Records
####################
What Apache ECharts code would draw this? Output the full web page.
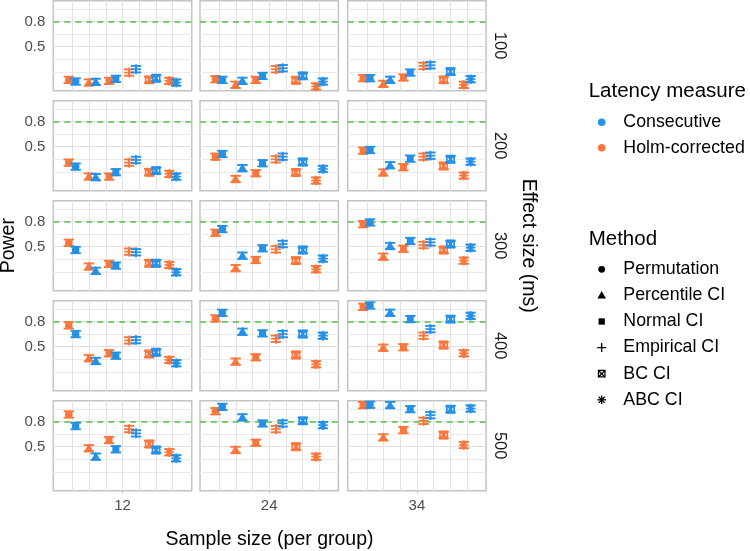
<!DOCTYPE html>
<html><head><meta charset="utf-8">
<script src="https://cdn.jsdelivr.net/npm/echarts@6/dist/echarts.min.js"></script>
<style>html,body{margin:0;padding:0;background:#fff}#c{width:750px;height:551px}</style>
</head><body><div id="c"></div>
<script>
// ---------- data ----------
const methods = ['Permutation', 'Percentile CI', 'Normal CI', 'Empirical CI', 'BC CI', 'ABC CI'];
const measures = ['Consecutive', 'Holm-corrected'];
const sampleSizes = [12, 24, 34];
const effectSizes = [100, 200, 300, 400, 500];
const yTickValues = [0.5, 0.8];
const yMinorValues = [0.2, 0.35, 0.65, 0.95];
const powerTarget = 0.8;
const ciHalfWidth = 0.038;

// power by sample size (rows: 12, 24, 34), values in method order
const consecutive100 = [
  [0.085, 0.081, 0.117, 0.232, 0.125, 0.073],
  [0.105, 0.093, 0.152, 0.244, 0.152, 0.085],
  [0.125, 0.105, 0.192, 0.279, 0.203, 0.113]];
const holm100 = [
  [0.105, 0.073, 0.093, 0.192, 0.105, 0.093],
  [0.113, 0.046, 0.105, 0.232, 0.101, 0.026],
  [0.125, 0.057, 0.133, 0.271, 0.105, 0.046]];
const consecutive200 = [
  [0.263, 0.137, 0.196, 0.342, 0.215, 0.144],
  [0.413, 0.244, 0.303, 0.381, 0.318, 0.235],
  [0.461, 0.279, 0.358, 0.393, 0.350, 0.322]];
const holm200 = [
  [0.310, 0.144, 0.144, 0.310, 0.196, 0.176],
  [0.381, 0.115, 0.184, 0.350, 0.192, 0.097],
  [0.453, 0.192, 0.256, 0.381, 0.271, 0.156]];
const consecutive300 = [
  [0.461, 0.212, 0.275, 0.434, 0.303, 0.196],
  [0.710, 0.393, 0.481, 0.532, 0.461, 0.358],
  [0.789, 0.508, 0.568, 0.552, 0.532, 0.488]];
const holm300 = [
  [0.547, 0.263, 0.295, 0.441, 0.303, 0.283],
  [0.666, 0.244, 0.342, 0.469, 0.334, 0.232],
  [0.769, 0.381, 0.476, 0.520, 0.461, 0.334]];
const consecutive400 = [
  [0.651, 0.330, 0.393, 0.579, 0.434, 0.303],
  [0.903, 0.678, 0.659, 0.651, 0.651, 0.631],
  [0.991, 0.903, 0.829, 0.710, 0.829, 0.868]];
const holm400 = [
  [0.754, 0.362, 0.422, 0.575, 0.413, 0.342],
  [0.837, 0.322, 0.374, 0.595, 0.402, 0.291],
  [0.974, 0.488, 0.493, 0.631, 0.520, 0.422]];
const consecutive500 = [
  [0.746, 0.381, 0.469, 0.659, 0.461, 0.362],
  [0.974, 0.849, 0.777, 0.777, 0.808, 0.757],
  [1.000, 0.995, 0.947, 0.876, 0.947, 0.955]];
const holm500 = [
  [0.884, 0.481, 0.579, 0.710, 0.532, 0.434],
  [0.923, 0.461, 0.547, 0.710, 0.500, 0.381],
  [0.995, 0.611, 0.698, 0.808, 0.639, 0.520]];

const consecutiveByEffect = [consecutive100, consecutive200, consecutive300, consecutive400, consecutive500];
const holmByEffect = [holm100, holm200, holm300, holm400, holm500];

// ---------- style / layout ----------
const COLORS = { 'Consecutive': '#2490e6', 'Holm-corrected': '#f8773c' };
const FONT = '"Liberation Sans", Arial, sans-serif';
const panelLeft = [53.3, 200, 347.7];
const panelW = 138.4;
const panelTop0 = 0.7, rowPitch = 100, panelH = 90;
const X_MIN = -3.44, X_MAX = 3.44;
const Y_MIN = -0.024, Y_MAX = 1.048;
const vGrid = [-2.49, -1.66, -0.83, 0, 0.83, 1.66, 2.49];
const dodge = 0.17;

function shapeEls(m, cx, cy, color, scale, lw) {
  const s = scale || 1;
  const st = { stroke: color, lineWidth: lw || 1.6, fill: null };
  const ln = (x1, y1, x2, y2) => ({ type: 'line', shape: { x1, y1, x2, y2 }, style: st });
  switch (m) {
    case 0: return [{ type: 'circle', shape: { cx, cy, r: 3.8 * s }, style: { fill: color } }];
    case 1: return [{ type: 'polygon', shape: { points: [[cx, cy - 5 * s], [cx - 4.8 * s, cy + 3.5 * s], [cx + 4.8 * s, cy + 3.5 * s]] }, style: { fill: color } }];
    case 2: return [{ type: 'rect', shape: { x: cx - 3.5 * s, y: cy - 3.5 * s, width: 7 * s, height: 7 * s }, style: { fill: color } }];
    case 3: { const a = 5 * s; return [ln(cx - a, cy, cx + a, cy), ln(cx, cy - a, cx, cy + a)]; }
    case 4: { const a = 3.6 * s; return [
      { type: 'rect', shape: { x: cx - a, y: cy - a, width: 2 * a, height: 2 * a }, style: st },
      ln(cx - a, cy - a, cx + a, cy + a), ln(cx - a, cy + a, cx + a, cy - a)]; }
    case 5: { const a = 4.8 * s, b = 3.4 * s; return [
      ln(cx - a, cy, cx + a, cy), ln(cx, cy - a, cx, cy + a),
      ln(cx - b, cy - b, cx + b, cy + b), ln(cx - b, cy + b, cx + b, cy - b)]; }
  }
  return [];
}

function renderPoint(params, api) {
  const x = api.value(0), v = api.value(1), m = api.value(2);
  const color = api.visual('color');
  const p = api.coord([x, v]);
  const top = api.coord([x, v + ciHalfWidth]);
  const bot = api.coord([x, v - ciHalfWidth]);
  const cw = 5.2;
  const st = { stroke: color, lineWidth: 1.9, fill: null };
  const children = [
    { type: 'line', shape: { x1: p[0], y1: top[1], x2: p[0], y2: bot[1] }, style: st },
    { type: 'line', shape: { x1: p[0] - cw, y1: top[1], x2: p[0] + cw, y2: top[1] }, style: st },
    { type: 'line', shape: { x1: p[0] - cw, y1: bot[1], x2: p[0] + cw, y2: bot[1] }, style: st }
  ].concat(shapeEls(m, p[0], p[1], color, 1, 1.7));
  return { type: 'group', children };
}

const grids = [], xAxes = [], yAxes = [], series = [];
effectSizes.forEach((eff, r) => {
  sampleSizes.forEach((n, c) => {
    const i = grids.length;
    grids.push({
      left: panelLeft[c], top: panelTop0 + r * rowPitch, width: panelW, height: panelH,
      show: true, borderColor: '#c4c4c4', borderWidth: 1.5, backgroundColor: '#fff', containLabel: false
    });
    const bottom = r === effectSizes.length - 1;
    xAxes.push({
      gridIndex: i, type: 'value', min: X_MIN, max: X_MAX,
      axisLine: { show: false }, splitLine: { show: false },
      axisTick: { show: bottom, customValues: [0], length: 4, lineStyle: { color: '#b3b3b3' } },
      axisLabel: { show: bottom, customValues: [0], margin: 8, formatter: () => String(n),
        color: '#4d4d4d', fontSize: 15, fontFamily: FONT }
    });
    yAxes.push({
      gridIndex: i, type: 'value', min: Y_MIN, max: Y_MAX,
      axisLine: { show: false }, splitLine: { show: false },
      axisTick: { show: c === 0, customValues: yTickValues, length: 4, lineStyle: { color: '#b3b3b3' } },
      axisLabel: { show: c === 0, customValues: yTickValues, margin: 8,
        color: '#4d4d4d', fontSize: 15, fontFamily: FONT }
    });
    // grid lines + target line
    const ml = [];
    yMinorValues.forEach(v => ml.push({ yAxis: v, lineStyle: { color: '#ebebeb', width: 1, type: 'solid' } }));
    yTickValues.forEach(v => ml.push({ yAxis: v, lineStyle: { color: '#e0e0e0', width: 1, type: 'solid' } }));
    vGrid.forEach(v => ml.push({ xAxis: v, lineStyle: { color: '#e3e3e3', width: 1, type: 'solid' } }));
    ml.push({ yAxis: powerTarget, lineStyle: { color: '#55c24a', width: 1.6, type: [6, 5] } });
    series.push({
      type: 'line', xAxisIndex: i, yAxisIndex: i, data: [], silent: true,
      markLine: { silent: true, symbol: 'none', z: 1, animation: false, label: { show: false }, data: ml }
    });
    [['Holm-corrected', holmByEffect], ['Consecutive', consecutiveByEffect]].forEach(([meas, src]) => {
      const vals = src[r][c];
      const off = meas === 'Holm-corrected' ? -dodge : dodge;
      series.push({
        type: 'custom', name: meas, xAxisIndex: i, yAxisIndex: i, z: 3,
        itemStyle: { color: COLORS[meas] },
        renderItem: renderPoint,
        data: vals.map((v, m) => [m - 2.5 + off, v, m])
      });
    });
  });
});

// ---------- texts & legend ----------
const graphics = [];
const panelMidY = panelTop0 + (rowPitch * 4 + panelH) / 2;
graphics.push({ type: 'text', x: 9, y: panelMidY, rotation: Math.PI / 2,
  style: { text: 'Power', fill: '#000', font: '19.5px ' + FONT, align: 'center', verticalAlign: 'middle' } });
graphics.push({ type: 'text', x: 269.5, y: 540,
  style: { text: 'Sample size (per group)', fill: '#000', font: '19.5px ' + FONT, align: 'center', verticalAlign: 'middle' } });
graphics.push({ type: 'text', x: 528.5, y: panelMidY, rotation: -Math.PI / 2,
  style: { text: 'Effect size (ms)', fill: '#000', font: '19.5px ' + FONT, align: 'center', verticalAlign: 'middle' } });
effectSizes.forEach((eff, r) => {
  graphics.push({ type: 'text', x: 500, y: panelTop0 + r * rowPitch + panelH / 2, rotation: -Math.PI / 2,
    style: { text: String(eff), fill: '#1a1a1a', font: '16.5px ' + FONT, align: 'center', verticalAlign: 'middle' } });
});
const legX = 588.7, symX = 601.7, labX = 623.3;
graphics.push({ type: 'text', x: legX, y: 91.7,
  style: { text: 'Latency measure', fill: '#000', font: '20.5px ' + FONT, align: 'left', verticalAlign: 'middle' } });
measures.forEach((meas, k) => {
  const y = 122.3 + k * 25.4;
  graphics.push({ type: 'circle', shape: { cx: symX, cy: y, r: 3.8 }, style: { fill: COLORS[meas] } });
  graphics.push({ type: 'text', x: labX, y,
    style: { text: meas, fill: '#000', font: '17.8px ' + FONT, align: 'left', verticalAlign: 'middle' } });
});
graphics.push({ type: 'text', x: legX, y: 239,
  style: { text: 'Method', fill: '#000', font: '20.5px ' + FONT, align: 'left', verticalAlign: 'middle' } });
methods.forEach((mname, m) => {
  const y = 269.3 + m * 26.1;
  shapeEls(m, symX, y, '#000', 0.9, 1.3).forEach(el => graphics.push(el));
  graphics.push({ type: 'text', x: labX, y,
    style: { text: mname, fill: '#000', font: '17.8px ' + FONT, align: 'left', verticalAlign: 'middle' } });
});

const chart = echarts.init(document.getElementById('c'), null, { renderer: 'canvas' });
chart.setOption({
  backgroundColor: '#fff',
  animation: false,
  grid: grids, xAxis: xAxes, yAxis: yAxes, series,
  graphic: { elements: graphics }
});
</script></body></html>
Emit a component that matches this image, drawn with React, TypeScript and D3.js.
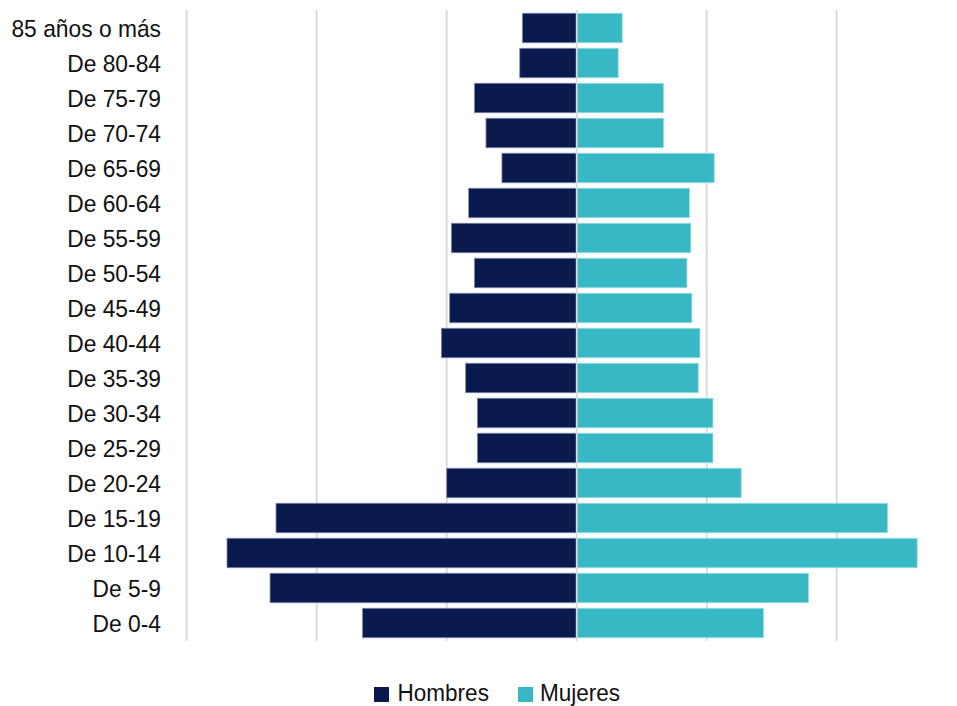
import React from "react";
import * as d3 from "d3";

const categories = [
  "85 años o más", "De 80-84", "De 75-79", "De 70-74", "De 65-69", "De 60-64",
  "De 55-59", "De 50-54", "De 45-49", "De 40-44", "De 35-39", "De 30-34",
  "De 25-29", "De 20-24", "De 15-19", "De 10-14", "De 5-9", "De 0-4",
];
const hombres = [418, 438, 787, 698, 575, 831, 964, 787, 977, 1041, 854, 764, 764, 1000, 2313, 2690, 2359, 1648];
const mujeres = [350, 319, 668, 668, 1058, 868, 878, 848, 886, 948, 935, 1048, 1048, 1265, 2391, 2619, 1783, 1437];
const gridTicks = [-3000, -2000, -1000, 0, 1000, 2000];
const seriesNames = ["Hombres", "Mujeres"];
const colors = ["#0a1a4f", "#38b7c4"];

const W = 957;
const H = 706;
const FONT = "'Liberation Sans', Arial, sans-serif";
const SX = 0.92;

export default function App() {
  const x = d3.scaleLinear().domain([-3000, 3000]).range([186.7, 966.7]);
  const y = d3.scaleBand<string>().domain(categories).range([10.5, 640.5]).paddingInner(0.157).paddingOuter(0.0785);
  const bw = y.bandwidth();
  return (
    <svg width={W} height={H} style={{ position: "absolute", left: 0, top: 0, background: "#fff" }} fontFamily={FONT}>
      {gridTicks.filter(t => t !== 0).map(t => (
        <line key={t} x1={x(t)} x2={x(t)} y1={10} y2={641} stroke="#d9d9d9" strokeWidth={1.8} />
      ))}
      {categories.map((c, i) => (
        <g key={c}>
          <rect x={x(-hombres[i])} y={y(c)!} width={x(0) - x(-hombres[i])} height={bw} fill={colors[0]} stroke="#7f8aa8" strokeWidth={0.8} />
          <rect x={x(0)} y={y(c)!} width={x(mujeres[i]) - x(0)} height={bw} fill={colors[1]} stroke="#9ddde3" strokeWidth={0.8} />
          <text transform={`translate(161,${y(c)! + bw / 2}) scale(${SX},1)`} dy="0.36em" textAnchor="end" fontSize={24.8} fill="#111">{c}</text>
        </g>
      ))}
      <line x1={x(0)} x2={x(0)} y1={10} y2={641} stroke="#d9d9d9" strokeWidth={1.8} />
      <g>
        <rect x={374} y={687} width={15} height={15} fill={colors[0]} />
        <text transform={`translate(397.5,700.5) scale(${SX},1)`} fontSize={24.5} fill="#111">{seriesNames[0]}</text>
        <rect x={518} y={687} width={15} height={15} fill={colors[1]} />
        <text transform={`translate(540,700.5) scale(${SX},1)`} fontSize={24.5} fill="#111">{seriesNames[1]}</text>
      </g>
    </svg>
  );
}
####################
(DIRECTION): Pictures in the material above should be skipped; print exactly the lines from the one with "Emit a component" through the one with "const SX = 0.92;".

(WRITTEN ANSWER):
Emit a component that matches this image, drawn with React, TypeScript and D3.js.
import React from "react";
import * as d3 from "d3";

const categories = [
  "85 años o más", "De 80-84", "De 75-79", "De 70-74", "De 65-69", "De 60-64",
  "De 55-59", "De 50-54", "De 45-49", "De 40-44", "De 35-39", "De 30-34",
  "De 25-29", "De 20-24", "De 15-19", "De 10-14", "De 5-9", "De 0-4",
];
const hombres = [418, 438, 787, 698, 575, 831, 964, 787, 977, 1041, 854, 764, 764, 1000, 2313, 2690, 2359, 1648];
const mujeres = [350, 319, 668, 668, 1058, 868, 878, 848, 886, 948, 935, 1048, 1048, 1265, 2391, 2619, 1783, 1437];
const gridTicks = [-3000, -2000, -1000, 0, 1000, 2000];
const seriesNames = ["Hombres", "Mujeres"];
const colors = ["#0a1a4f", "#38b7c4"];

const W = 957;
const H = 706;
const FONT = "'Liberation Sans', Arial, sans-serif";
const SX = 0.92;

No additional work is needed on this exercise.